** Begin **

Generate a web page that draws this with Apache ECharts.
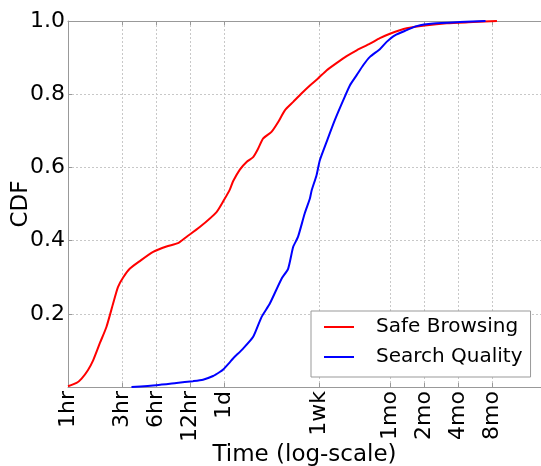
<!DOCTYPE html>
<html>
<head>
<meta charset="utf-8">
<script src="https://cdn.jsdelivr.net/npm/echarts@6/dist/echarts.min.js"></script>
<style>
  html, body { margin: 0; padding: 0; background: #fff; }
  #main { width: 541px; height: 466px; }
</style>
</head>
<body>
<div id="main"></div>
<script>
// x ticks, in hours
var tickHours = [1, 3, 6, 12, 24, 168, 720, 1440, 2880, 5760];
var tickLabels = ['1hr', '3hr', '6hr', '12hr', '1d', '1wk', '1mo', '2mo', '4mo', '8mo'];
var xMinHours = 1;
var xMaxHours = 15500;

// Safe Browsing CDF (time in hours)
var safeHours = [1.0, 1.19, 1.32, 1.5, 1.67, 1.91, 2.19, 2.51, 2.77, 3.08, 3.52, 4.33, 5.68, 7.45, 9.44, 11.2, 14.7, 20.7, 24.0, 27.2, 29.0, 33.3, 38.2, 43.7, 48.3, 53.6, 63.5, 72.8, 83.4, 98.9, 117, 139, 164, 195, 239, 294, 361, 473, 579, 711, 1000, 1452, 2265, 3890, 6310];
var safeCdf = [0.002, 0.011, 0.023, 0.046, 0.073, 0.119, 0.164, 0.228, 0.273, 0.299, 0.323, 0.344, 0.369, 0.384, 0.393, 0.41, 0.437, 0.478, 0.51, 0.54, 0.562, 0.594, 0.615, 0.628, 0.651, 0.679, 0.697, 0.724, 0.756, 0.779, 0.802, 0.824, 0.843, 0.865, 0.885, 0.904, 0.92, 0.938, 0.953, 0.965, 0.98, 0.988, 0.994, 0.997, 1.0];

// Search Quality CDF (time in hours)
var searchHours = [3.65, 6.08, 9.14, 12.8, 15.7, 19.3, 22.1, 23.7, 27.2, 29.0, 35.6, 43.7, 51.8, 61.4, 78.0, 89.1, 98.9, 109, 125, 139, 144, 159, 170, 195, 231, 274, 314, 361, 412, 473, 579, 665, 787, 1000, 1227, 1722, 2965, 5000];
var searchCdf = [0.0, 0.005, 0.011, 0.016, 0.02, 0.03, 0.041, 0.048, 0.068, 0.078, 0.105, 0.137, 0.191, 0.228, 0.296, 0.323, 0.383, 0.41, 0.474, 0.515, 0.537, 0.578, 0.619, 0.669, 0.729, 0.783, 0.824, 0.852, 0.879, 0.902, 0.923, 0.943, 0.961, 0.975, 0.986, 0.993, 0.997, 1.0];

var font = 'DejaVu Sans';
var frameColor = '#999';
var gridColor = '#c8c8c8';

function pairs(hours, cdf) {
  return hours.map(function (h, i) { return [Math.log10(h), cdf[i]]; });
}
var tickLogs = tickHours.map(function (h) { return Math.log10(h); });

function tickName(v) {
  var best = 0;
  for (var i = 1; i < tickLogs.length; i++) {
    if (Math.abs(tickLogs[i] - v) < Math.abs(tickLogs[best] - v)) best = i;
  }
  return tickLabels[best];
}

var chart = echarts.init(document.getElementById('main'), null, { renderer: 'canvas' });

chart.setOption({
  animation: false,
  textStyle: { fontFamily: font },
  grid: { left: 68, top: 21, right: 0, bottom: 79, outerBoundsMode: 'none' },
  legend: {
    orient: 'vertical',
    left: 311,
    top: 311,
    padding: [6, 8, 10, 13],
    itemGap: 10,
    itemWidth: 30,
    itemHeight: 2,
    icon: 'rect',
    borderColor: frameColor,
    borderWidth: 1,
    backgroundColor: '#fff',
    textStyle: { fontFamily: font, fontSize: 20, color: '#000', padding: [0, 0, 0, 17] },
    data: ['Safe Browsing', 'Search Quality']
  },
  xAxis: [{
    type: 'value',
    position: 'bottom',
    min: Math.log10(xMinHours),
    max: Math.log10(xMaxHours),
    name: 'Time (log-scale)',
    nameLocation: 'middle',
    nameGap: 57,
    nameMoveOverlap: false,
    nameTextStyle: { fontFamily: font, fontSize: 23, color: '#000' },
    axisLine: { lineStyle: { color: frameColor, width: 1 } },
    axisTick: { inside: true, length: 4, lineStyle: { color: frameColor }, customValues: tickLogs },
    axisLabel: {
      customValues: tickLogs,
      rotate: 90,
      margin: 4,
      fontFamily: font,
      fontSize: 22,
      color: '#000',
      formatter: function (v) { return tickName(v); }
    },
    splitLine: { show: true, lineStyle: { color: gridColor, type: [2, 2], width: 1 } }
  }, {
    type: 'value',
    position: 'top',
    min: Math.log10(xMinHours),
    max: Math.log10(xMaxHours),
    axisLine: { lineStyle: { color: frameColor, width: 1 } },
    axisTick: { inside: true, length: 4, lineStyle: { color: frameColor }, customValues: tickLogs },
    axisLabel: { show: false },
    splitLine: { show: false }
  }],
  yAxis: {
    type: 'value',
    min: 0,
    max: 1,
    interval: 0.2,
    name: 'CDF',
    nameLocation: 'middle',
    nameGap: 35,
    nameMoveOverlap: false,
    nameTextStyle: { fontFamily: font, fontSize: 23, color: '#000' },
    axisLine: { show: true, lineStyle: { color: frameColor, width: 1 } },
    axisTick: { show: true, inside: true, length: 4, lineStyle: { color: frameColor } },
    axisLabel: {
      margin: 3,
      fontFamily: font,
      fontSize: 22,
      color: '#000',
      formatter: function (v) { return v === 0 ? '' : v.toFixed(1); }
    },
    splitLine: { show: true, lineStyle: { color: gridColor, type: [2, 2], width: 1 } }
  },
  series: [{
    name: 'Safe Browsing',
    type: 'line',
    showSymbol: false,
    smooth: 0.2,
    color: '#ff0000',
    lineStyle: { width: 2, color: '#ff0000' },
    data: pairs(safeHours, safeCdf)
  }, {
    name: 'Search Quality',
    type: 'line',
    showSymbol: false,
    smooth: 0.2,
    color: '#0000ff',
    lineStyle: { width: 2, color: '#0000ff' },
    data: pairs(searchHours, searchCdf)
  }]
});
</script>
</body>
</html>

** End **

### What the task asks
Repeat only the lines between the start of the data and the line with "var xMaxHours = 15500;", including those two lines, and skip the pictures.

### Full answer
Generate a web page that draws this with Apache ECharts.
<!DOCTYPE html>
<html>
<head>
<meta charset="utf-8">
<script src="https://cdn.jsdelivr.net/npm/echarts@6/dist/echarts.min.js"></script>
<style>
  html, body { margin: 0; padding: 0; background: #fff; }
  #main { width: 541px; height: 466px; }
</style>
</head>
<body>
<div id="main"></div>
<script>
// x ticks, in hours
var tickHours = [1, 3, 6, 12, 24, 168, 720, 1440, 2880, 5760];
var tickLabels = ['1hr', '3hr', '6hr', '12hr', '1d', '1wk', '1mo', '2mo', '4mo', '8mo'];
var xMinHours = 1;
var xMaxHours = 15500;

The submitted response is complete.